Karenanya, masyarakat Blitar selalu memperingati peristiwa perlawanan terhadap penjajah Jepang itu setiap tahun.
“Sebab nilai heroisme pemberontakan PETA di Blitar tidak kalah dengan revolusi fisik yang terjadi di daerah lain,“ ujar Pjs Wali Kota Blitar, Supriyanto kepada wartawan.

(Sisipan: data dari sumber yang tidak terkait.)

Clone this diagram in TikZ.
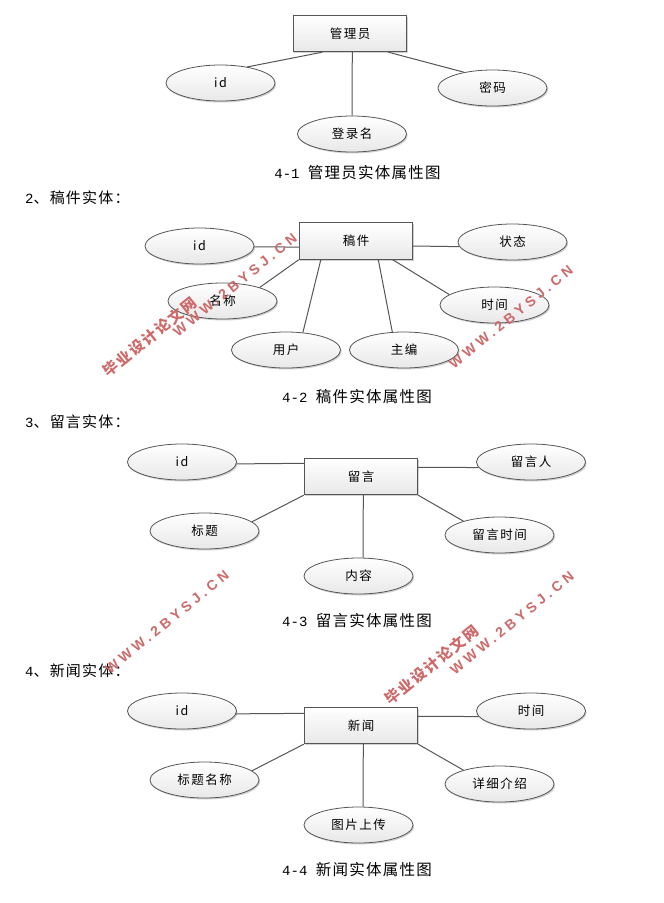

Peringatan pemberontakan yang dipimpin Shodanco Soeprijadi berpusat di kompleks monumen perjuangan PETA jalan Shodanco Soeprijadi Kota Blitar Sabtu 13 Februari 2016 malam. Ratusan pelajar dan mahasiswa dikerahkan ke dalam pementasan drama kolosal bertajuk “Tohpati Labuh Ibu Pertiwi”. Mereka berbagi peran dengan sejumlah pejabat SKPD dan tokoh masyarakat Kota Blitar.
Hiburan yang berbobot historis itu bercerita tentang perjalanan Soeprijadi sebelum memutuskan tampil ke muka memimpin pemberontakan melawan penjajah Jepang. Soeprijadi lahir 13 April 1923 di Kabupaten Trenggalek.